From life in "The Bachelor" mansion to debunking ageist tropes - and her thoughts on Turner's three-month marriage and subsequent divorce - here are key takeaways from CNN's conversation with Vassos.

Her four kids all want her to find love. Making out on TV, not so much

"My first and third children are very into this. They think it's really fun and like, what a cool experience for mom. My daughter Erica and my son Luke are a little, like a little cringey. Like, 'Don't kiss a guy on TV. This is gonna be really embarrassing. My friends are watching.' But overall, all of them want me to find love."

She wants to redefine what it means to be in your sixties

"I think there's cultures in the world that revere the older people and they think that they have knowledge and they have this experience of life, and I don't think that's super true in our society.
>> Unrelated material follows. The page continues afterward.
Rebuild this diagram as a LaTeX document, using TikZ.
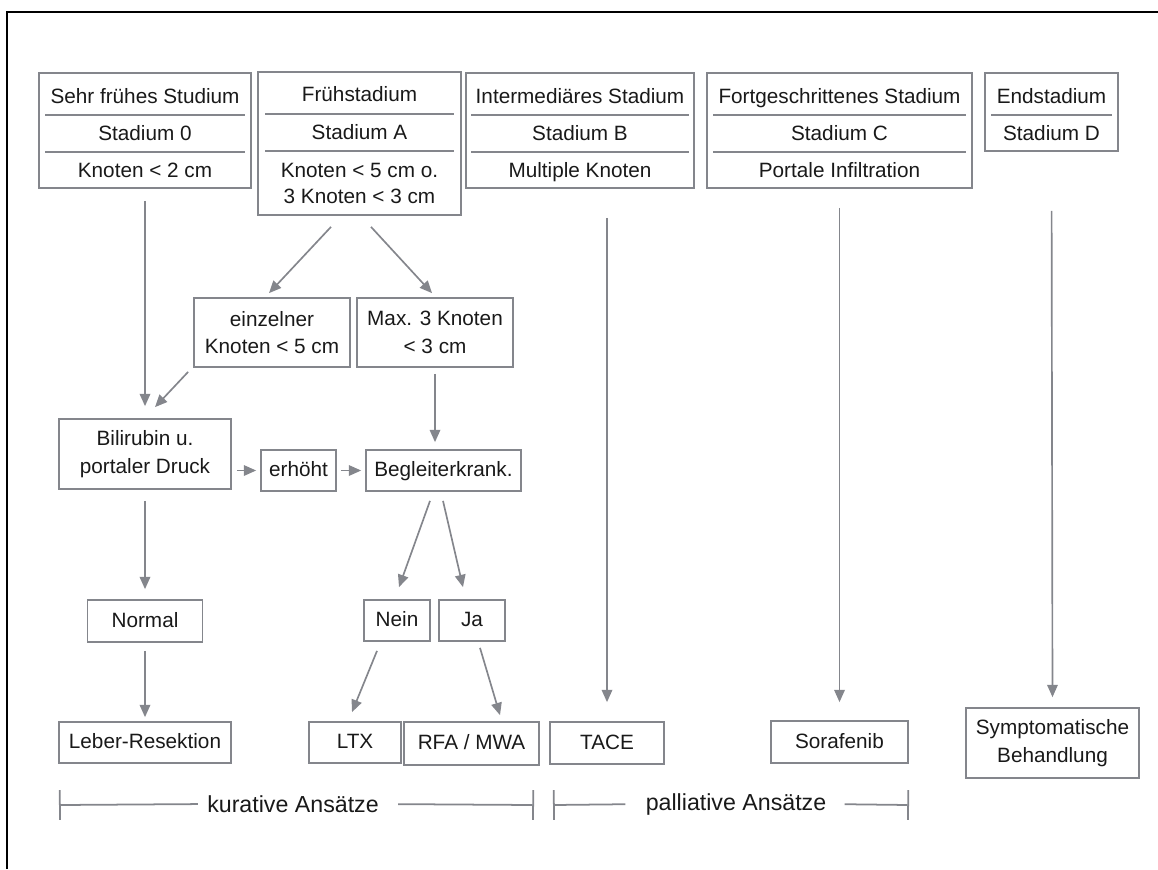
\documentclass[tikz,border=0pt]{standalone}
\usepackage{fontspec}
\setmainfont{Liberation Sans}
\usetikzlibrary{arrows.meta,calc}

\definecolor{boxgray}{RGB}{132,134,140}
\definecolor{txtgray}{RGB}{25,25,25}

\tikzset{
  box/.style={draw=boxgray, line width=1pt, inner sep=0pt, text=txtgray, align=center,
    font=\fontsize{11.8}{15.6}\selectfont},
  onebox/.style={box, text height=1.6ex, text depth=0.3ex},
  txt/.style={inner sep=0pt, text=txtgray, align=center, anchor=base,
    font=\fontsize{11.8}{14.7}\selectfont},
  divider/.style={draw=boxgray, line width=1pt},
  arr/.style={draw=boxgray, line width=0.95pt, -{Triangle[length=7pt,width=6pt]}},
  bar/.style={draw=boxgray, line width=1pt},
  grouplabel/.style={inner sep=0pt, text=txtgray, font=\fontsize{13.2}{15}\selectfont},
}

\begin{document}
\begin{tikzpicture}[x=0.02cm, y=-0.02cm]
  \useasboundingbox (0,0) rectangle (1158,869);
  % frame
  \draw[line width=1.2pt] (7,869) -- (7,12) -- (1158,12);

  % stages
  \node[box, minimum width=4.24cm, minimum height=2.30cm] (s0) at (145,130.5) {};
  \node[txt] (s0a) at (145,103.5) {Sehr frühes Studium};
  \node[txt] (s0b) at (145,140.5) {Stadium 0};
  \node[txt] (s0c) at (145,177.5) {Knoten < 2 cm};
  \draw[divider] ($(s0.north west)+(7,43)$) -- ($(s0.north east)+(-7,43)$);
  \draw[divider] ($(s0.north west)+(7,80)$) -- ($(s0.north east)+(-7,80)$);

  \node[box, minimum width=4.06cm, minimum height=2.86cm] (sA) at (359.5,143.5) {};
  \node[txt] (sAa) at (359.5,101.5) {Frühstadium};
  \node[txt] (sAb) at (359.5,139.5) {Stadium A};
  \node[txt] (sAc) at (359.5,177.5) {Knoten < 5 cm o.};
  \node[txt] (sAd) at (359.5,203.5) {3 Knoten < 3 cm};
  \draw[divider] ($(sA.north west)+(8,43)$) -- ($(sA.north east)+(-8,43)$);
  \draw[divider] ($(sA.north west)+(8,80)$) -- ($(sA.north east)+(-8,80)$);

  \node[box, minimum width=4.56cm, minimum height=2.30cm] (sB) at (580,130.5) {};
  \node[txt] (sBa) at (580,103.5) {Intermediäres Stadium};
  \node[txt] (sBb) at (580,140.5) {Stadium B};
  \node[txt] (sBc) at (580,177.5) {Multiple Knoten};
  \draw[divider] ($(sB.north west)+(6,43)$) -- ($(sB.north east)+(-6,43)$);
  \draw[divider] ($(sB.north west)+(6,80)$) -- ($(sB.north east)+(-6,80)$);

  \node[box, minimum width=5.30cm, minimum height=2.30cm] (sC) at (839.5,130.5) {};
  \node[txt] (sCa) at (839.5,103.5) {Fortgeschrittenes Stadium};
  \node[txt] (sCb) at (839.5,140.5) {Stadium C};
  \node[txt] (sCc) at (839.5,177.5) {Portale Infiltration};
  \draw[divider] ($(sC.north west)+(7,43)$) -- ($(sC.north east)+(-7,43)$);
  \draw[divider] ($(sC.north west)+(7,80)$) -- ($(sC.north east)+(-7,80)$);

  \node[box, minimum width=2.66cm, minimum height=1.56cm] (sD) at (1051.5,112) {};
  \node[txt] (sDa) at (1051.5,103.5) {Endstadium};
  \node[txt] (sDb) at (1051.5,140.5) {Stadium D};
  \draw[divider] ($(sD.north west)+(7,43)$) -- ($(sD.north east)+(-7,43)$);

  % decisions
  \node[box, minimum width=3.12cm, minimum height=1.38cm] (einz) at (272,332.5) {einzelner\\Knoten < 5 cm};
  \node[box, minimum width=3.12cm, minimum height=1.38cm] (max) at (435,332.5) {Max. 3 Knoten\\< 3 cm};
  \node[box, minimum width=3.44cm, minimum height=1.40cm] (bili) at (145,454) {Bilirubin u.\\portaler Druck};
  \node[onebox, minimum width=1.50cm, minimum height=0.82cm] (erh) at (298.5,470.5) {erhöht};
  \node[onebox, minimum width=3.10cm, minimum height=0.82cm] (begl) at (443.5,470.5) {Begleiterkrank.};
  \node[onebox, minimum width=2.30cm, minimum height=0.84cm] (normal) at (145,621) {Normal};
  \node[onebox, minimum width=1.32cm, minimum height=0.82cm] (nein) at (397,620.5) {Nein};
  \node[onebox, minimum width=1.32cm, minimum height=0.82cm] (ja) at (472,620.5) {Ja};

  % therapies
  \node[onebox, minimum width=3.44cm, minimum height=0.82cm] (leber) at (145,742.5) {Leber-Resektion};
  \node[onebox, minimum width=1.84cm, minimum height=0.82cm] (ltx) at (355,742.5) {LTX};
  \node[onebox, minimum width=2.70cm, minimum height=0.86cm] (rfa) at (471.5,743.5) {RFA / MWA};
  \node[onebox, minimum width=2.28cm, minimum height=0.84cm] (tace) at (607,743) {TACE};
  \node[onebox, minimum width=2.74cm, minimum height=0.84cm] (sora) at (839.5,742) {Sorafenib};
  \node[box, minimum width=3.46cm, minimum height=1.40cm] (symp) at (1052.5,743) {Symptomatische\\Behandlung};

  % arrows
  \draw[arr] ($(s0.south)+(0,12)$) -- ($(bili.north)+(0,-12)$);
  \draw[arr] ($(sA.south)+(-28.5,11)$) -- ($(einz.north)+(-3,-4)$);
  \draw[arr] ($(sA.south)+(11.5,11)$) -- ($(max.north)+(-3,-4)$);
  \draw[arr] ($(einz.south west)+(-5,4)$) -- ($(bili.north)+(10,-11)$);
  \draw[arr, shorten <=0.12cm, shorten >=0.14cm] (max.south) -- (max.south |- begl.north);
  \draw[arr, shorten <=0.1cm, shorten >=0.08cm] (bili.east |- erh.west) -- (erh.west);
  \draw[arr, shorten <=0.08cm, shorten >=0.08cm] (erh.east) -- (begl.west);
  \draw[arr, shorten <=0.22cm, shorten >=0.2cm] (bili.south) -- (normal.north);
  \draw[arr] ($(begl.south)+(-13.5,9)$) -- ($(nein.north)+(2,-12)$);
  \draw[arr] ($(begl.south)+(-0.5,9)$) -- ($(ja.north)+(-9,-12)$);
  \draw[arr, shorten <=0.16cm, shorten >=0.08cm] (normal.south) -- (leber.north);
  \draw[arr] ($(nein.south)+(-20,9)$) -- ($(ltx.north)+(-3,-9)$);
  \draw[arr] ($(ja.south)+(8,6)$) -- ($(rfa.north)+(28.5,-6)$);
  \draw[arr, shorten <=0.58cm, shorten >=0.38cm] (tace.north |- sB.south) -- (tace.north);
  \draw[arr, shorten <=0.38cm, shorten >=0.36cm] (sC.south) -- (sora.north);
  \draw[arr, shorten <=1.18cm, shorten >=0.2cm] (sD.south) -- (symp.north);

  % groups
  \coordinate (kurL) at (59,805);
  \coordinate (kurR) at (534,805);
  \node[grouplabel] (kur) at (293,804) {kurative Ansätze};
  \draw[bar, {Bar[width=17pt]}-, shorten >=0.18cm] (kurL) -- (kur.west);
  \draw[bar, -{Bar[width=17pt]}, shorten <=0.38cm] (kur.east) -- (kurR);

  \coordinate (palL) at (553,805);
  \coordinate (palR) at (909,805);
  \node[grouplabel] (pal) at (736,804) {palliative Ansätze};
  \draw[bar, {Bar[width=17pt]}-, shorten >=0.4cm] (palL) -- (pal.west);
  \draw[bar, -{Bar[width=17pt]}, shorten <=0.36cm] (pal.east) -- (palR);
\end{tikzpicture}
\end{document}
So, I think ("The Golden Bachelor") showed the side of, we're not old. We don't have canes. Some people on the show had hearing aids, but nobody could even see they had them. Growing old now is very different. We were all very fit, we exercised, we shared great stories about raising our kids and we learned so much from each other. There's a lot of knowledge that we have inside of us because we've lived life. In our culture, I feel like growing old is not a dignified thing. You're just supposed to kind of fade in the back, take a backseat to the next generation. I'm hoping that we change that a little bit. We're still fun and energetic and we know how to use our phones."

She will never move away from her family for a man

"That was actually the first question that Gary asked me. We sat down for the first time together and he said, 'You live in Maryland, I live in Indiana. How do you see something like this working?' ... My answer to him was - and it still is my answer - I think you almost have to live a dual life.

I'll never leave my family. They are the most important people in the world to me obviously, and I would expect that to be the same for the person that I end up with because family is so important to me, that would have to be a key part of their personality.

You have to be willing to ... travel and be with that person and maybe spend a couple of months or a couple of weeks at a time ... and then maybe eventually, you figure out a destination that would work for you and your families or have another house where everybody gets together."

She wants ABC to greenlight "Golden Bachelor in Paradise"

"Oh, my gosh. I want to be on it! Hopefully, I'll have a husband and not (be) eligible.

I would love it. And I know the women that I was on the season with would be so much fun on 'Bachelor In Paradise.'

I think if it does happen that Susan (Noles) should be the bartender. She should step in. She's Wells (Adams), right? That'd be great. But I think she's going to want to be on it as a contestant. I don't think that's what's going to work. Maybe I'll be the Wells! I've got to take a bartending lesson."

She's isn't rushing into marriage

"If it ends up in engagement, I'm open to that. I do believe this process works. I've seen it work for so many couples on 'The Bachelor,' so I believe in the process. If it ends up in engagement, that's great. If it ends up in, you and I are going to get to know each other better in the outside world, that's perfect also. I probably won't rush into a marriage right away - and not only because of what happened with Gerry and Theresa. I think it takes some time to really get to know somebody. Out in the wild, in the real world, you need to spend some time there."